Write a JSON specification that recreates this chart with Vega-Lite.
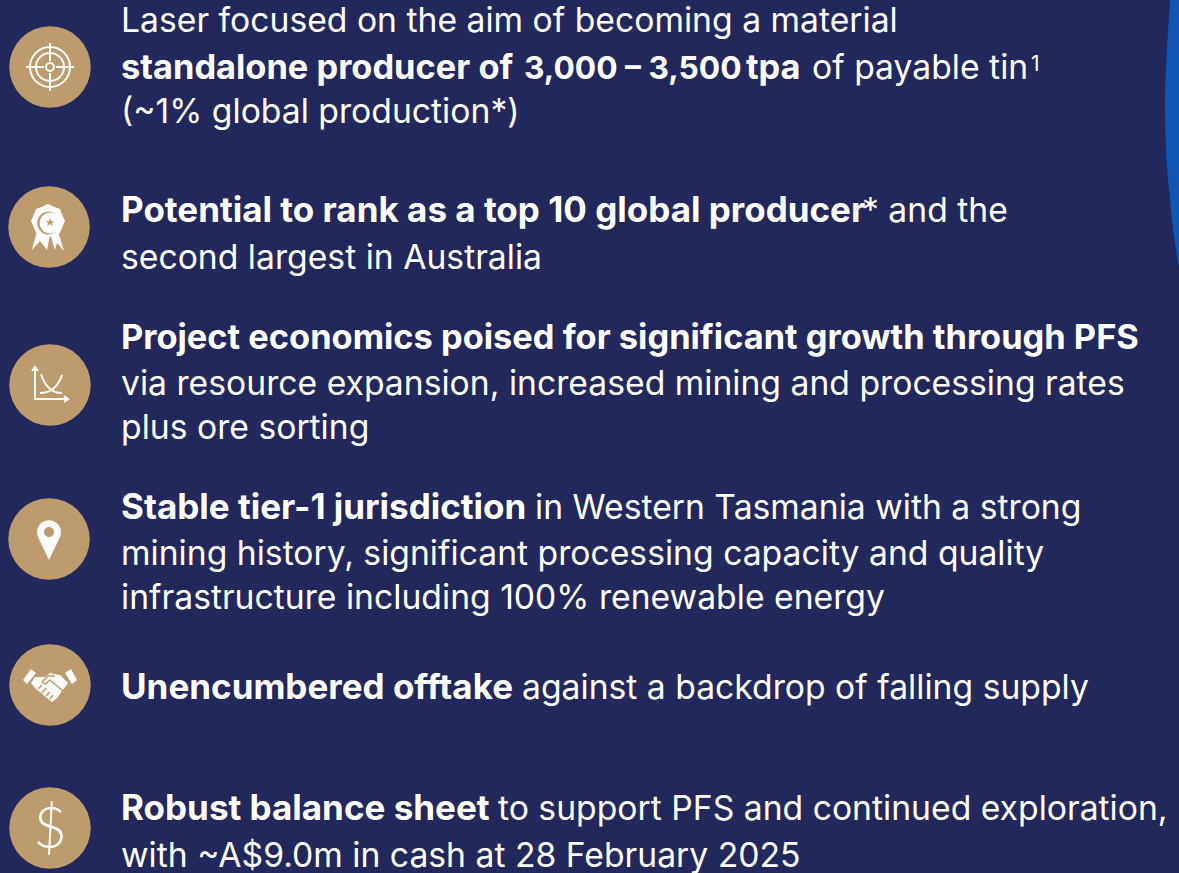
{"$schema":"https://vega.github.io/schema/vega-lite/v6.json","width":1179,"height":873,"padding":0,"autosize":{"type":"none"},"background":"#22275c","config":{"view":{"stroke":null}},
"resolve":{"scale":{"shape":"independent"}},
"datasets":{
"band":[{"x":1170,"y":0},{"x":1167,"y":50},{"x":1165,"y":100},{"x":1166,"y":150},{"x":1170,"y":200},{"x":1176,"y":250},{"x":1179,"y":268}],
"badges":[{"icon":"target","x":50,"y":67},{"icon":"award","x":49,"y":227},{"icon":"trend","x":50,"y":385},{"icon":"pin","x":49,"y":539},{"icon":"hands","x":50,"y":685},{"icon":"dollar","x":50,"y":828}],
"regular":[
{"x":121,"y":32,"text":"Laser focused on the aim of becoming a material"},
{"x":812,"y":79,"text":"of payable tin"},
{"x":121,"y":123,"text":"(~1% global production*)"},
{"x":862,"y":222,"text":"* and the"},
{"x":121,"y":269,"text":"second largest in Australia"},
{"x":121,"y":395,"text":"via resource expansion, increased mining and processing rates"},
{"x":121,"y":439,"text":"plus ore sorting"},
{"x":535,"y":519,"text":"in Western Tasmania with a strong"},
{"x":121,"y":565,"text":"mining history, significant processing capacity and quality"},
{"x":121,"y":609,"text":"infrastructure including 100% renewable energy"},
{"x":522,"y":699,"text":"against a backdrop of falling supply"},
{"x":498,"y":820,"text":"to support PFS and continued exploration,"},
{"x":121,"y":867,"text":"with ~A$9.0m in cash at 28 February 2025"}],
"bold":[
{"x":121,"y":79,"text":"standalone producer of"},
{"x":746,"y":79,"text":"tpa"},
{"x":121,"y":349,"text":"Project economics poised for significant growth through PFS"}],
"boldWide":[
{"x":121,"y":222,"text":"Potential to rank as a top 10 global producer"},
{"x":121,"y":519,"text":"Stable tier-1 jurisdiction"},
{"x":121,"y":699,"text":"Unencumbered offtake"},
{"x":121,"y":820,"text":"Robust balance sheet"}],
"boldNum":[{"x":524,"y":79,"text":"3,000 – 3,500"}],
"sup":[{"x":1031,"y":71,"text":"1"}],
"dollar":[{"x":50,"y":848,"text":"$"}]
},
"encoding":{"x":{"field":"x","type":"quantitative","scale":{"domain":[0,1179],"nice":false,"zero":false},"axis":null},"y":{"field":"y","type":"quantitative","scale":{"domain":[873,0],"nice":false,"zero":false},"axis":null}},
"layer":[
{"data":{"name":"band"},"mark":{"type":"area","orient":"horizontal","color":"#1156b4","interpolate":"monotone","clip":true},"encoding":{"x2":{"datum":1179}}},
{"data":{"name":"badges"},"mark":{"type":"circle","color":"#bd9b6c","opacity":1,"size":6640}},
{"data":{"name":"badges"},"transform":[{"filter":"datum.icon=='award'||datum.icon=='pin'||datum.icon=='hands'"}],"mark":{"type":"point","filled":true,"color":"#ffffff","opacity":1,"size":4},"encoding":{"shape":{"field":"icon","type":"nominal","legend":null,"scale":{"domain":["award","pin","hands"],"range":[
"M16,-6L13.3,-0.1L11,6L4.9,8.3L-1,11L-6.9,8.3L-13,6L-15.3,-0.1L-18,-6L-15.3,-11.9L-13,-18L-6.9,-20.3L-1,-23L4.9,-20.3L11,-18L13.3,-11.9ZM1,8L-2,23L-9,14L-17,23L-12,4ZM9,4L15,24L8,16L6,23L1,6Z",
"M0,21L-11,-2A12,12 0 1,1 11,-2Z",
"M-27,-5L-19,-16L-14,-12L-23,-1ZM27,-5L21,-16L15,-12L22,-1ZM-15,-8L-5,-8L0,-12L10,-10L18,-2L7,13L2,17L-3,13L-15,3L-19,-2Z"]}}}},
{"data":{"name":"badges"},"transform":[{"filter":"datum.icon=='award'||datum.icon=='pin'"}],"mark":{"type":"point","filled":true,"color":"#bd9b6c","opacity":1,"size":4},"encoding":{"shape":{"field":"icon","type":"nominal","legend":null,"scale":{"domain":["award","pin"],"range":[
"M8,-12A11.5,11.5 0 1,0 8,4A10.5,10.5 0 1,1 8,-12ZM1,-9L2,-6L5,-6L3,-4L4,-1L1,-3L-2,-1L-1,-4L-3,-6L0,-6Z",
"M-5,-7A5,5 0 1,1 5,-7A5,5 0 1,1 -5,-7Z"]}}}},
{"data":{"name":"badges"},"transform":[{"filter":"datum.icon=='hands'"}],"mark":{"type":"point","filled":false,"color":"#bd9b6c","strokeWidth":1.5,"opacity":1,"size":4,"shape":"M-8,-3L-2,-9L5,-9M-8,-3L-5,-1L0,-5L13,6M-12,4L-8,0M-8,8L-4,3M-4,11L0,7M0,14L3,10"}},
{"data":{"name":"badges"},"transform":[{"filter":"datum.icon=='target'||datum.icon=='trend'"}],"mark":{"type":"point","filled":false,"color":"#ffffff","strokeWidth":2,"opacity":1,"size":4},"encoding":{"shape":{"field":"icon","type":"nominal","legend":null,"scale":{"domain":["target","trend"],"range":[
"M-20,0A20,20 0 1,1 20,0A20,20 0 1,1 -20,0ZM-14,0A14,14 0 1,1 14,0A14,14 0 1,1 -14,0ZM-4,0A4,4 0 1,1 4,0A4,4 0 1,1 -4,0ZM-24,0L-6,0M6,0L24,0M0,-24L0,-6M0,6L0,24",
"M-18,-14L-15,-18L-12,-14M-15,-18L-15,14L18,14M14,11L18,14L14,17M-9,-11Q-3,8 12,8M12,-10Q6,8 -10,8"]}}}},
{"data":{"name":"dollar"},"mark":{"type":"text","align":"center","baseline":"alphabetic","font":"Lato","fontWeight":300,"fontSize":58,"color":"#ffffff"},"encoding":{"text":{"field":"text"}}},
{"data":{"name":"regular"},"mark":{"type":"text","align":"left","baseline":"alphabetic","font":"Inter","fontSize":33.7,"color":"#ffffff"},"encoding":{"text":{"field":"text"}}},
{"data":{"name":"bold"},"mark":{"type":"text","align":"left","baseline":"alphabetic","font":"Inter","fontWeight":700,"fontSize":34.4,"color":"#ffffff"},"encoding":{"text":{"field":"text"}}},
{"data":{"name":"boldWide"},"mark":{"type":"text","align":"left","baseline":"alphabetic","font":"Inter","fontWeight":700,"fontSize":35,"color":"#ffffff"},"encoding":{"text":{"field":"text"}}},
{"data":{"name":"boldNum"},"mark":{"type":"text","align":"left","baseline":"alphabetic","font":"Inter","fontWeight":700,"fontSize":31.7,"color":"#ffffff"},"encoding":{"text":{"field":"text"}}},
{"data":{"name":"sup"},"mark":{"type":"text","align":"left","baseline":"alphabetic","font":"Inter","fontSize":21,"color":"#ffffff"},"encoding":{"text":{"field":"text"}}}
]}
※
TASK TO COMPLETE: Count how many lines hold the string "with" and give that number alone.

COMPLETE RESPONSE: 3